I’m referring to a recent article by two IMF authors: Olivier
Blanchard and Daniel Leigh.
Bill Mitchell (Australian economics Prof.) has for years
claimed that the IMF is not fit for purpose and should be closed down. I agree.
And support of a kind for Bill (thought not actually advocating
the abolition of the IMF) comes from Jonathan Portes, director of the UK’s
National Institute of Economic and Social Research. He lists a number of
organisations which “got it completely wrong” on “economic issues”. And he
includes in that list, the “European Department at the IMF”.
In their first sentence, Blanchard and Olivier (B&O)
claim, “In many advanced economies, public debt is very high, and fiscal
consolidation must take place. Some factors point to doing more now, others to
doing more later. Our purpose in this article is to identify these factors.”
Well there is a whapping great piece of false logic in the
first sentence, namely the assumption that because something has recently
expanded, it must be too large.
Public sector investment in the UK has declined over the last
two years. That of itself does not prove that public sector investment is too
low (although my guess is that it probably IS TOO low). Anyone with a brain who
tries to prove that X is too low (or high) normally sets out formulas,
principles or theories which show what the OPTIMUM amount of X is.
For example, it could be argued that investment in roads and
rail in the UK should be determined by purely commercial criteria. That is a “formula”
or “principle”.
So what principles, formulas, etc do B&O
set out for determining the OPTIMUM level of debt or deficit. The answer is
NONE!!!!!
Instead, they set out a series of factors that allegedly influence
the decision as to whether to “consolidate” earlier rather than later. But none
of that is of any relevance.
The optimum amount of debt.
Anyway, here’s an idea as to what the OPTIMUM amount of debt
should be. To be more accurate I’ll set out a suggestion as to what the optimum
TOTAL of debt and monetary base should be, because those two are little
different in nature: in particular, both are net financial assets as viewed by
the private sector. Moreover, one can easily be turned into the other as indeed
has occurred on a large scale recently in the guise of QE.
To summarise, its “private sector net financial assets”
(PSNFA) that is the central concern (as has long been obvious to advocates of
Modern Monetary Theory).
Basic principle:
The optimum amount of PSNFA is the level that induces the
private sector to spend at a rate that brings full employment.
In other words if the private sector thinks it has an
inadequate supply of PSNFA it will save, and we get “paradox of thrift”
unemployment. On the other hand if PSNFA is too high, we
get excess spending and hence excess inflation.
And that basic principle renders 90% of B&O's
arguments superfluous.
To illustrate, if the private sector is going to want to keep its
increased stock of PSNFA for the next five years, there is not point in any
consolidation for the next five years.

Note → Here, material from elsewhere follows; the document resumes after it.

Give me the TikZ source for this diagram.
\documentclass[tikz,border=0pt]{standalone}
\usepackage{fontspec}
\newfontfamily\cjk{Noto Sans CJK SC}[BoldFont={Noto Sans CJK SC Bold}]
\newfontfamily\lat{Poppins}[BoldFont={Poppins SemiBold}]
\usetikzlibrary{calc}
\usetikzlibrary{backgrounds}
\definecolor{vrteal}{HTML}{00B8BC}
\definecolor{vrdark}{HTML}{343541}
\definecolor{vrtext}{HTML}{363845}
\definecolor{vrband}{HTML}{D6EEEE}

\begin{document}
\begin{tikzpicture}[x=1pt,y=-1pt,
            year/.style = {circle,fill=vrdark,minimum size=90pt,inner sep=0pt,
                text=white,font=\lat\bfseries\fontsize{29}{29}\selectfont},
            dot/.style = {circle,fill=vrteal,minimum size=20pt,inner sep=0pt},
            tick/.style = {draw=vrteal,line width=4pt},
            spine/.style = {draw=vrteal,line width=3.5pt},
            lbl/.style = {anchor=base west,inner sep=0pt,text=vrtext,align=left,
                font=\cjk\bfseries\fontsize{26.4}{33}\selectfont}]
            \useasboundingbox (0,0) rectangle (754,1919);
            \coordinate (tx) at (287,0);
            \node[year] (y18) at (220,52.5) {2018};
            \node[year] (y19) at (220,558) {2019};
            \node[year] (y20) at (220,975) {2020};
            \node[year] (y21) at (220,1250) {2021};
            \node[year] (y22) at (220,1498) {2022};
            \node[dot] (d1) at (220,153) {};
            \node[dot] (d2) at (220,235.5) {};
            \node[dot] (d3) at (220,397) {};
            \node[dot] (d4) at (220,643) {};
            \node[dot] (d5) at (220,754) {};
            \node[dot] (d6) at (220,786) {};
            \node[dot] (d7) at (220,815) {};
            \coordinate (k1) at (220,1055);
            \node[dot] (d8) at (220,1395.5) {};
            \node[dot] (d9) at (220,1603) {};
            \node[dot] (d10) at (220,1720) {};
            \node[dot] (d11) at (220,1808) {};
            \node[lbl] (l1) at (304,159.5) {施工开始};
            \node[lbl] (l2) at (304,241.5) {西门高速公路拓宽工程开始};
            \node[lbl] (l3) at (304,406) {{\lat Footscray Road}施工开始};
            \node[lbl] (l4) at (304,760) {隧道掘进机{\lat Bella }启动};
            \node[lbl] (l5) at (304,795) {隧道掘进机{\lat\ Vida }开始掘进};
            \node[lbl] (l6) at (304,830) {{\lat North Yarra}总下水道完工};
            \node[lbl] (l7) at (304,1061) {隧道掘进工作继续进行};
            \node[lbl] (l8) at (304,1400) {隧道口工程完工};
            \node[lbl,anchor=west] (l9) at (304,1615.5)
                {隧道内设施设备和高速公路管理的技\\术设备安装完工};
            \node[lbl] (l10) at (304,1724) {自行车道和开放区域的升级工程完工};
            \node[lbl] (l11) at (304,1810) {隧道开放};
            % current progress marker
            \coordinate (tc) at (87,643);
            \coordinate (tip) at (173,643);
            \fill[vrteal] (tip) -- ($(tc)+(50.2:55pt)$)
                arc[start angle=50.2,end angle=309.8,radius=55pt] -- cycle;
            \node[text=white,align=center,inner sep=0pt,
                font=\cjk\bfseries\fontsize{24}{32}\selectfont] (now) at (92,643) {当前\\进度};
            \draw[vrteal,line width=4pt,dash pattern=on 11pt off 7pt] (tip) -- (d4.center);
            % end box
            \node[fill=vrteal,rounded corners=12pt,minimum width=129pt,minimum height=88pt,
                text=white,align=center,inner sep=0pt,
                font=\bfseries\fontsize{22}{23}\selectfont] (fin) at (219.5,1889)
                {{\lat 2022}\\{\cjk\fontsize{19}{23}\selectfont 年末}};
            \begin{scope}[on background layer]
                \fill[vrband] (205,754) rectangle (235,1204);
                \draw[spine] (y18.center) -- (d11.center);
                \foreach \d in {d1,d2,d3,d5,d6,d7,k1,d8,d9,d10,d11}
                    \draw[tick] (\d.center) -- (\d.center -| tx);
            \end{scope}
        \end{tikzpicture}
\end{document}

And given the way various private sector
entities got their fingers burned in the recent crises, it’s quite possible the
private sector DOES ADOPT that relatively conservative approach.
Conversely, the private sector may have a fit of irrational
exuberance in three years time, in which case it will be necessary for
government to confiscate some PSNFA via extra tax (and/or cut public spending).
In other words, if we have to use that ghastly word “consolidate”, then
government will need to consolidate.
In short, trying to determine in 2013 what consolidation a government
ought to do in each of the next ten years, which is what the IMF authors
attempt, is a complete waste of time.